Но нет; вот еще лежат груды пепла от лагерных костров и виднеются колеи проложенные проезжавшими пушками. Русские не могли быть далеко отсюда. Но нельзя было различить никаких признаков переправы войска через реку в этом месте, и нечего было делать как только идти по видневшимся следам.

Я въехал на лошади в реку, захватил горсть воды и попробовал ее: она была мутна, но вкусна. Река в этом месте была сажень около 500 ширины. С обеих сторов окаймлена она полоской зелени местами в несколько сажен, а местами в целую версту шириною. За этою полосой расстилались опять пески. У берегов было много травы и кустарников, и мы решились остановиться здесь пить чай, так как в течение последних суток мы питались одним хлебом и водой.

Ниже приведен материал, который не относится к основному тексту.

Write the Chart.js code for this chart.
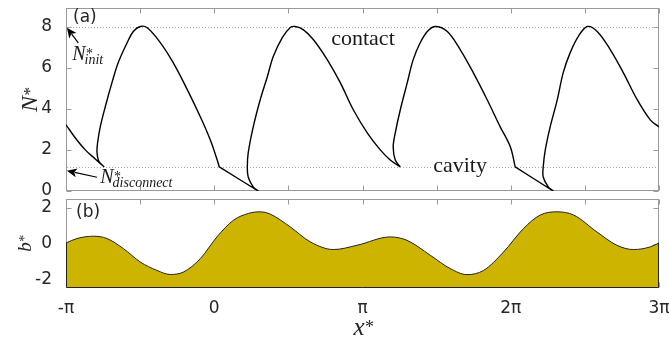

Затем опять на коней, опять вперед на поиски. Украдкою въезжаем мы на все холмы, пользуемся каждым удобным местом для тщательного осмотра в зрительную трубу окружающей местности, решившись обеспечить себе хоть тот шанс чтобы первым увидать врага, если судьба сведет нас с ним.

Следы шли по правому берегу реки, направляясь в сторону Аральского моря; они то виднелись у самой окраины воды, то поднимались на возвышенности, доходившие местями до 100 футов вышины, и тянулись по их склонам. [110] Целый день этот у нас проходит в пристальном следовании по колеям пушек, в ежеминутном ожидании выехать к арриергарду — и целый день длится та же неизвестность.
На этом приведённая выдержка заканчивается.